Papadopoulos has pleaded guilty to an indictment by the probe for lying to investigators and is now cooperating with Mueller. In the indictment, Mueller states Papadopoulos was told about the emails by a Kremlin connected academic in March 2016 and that the two attempted to arrange a meeting between Trump and Russian President Vladimir Putin.

In early 2017 American intelligence agencies issued a report that found Moscow hacked U.S. political parties and conducted a misinformation campaign to influence the election in Trump's favor.

So far the FBI and DOJ have rebuffed Nunes demands for an unredacted version of the two-page document. In a letter to Nunes early this month, Assistant Attorney General Stephen Boyd wrote his department is working in a "manner consistent with relevant legal precedents." The two top lawmakers on the committee, Boyd wrote, have been given "numerous in-camera reviews of classified materials."

"We're at a boiling point where we need this two-page document," Nunes told Ingraham Tuesday.

Democratic Representative Ted Lieu wrote on Twitter Tuesday that Nunes's interview with Ingraham demonstrates how "continual attacks by some extreme Republicans on law enforcement are becoming shameful and wildly out of touch with reality."

The continual attacks by some extreme Republicans on law enforcement are becoming shameful and wildly out of touch with reality.

— Ted Lieu (@tedlieu) April 11, 2018

Early this year Nunes ignited controversy when, against the wishes of the FBI, Republicans released an intelligence memo they said showed the FBI improperly spied on former Trump campaign foreign policy adviser Carter Page. The FBI said in a statement it had "grave concerns about material omissions of fact that fundamentally impact the memo's accuracy." Some Republicans on the committee also argued the memo did not vindicate Trump.

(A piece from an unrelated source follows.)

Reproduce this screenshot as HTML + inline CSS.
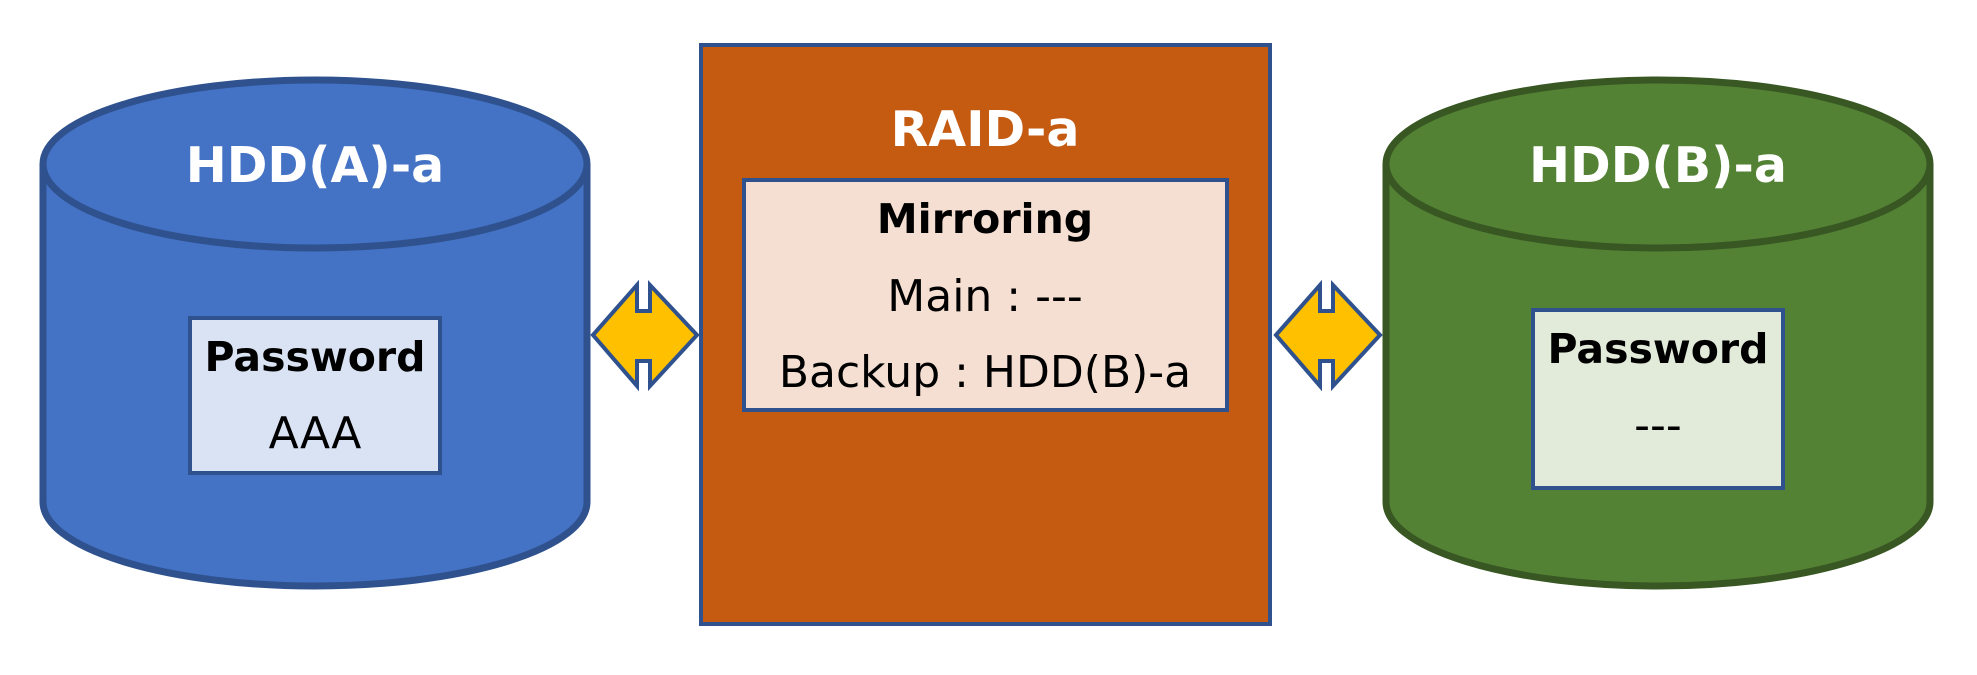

"We are going to get the document," Nunes said Tuesday, indicating he will move to impeach Rosenstein, who is overseeing the Mueller investigation, and Wray if it isn't delivered.

Early Wednesday Trump attacked Rosenstein by name on Twitter, calling him conflicted and blaming him for authorizing the extension of a foreign intelligence surveillance warrant against Page as part of the Russia investigation. The Associated Press reports Trump has privately considered firing Rosenstein in recent days.

"We are going to get the two pages," Nunes told Ingraham. "So they can either cough them up now or it will get really complicating starting tomorrow night, and we'll have to take all the necessary steps to get the documents."

This story has been updated to include background on President Donald Trump and Deputy Attorney General Rod Rosenstein​.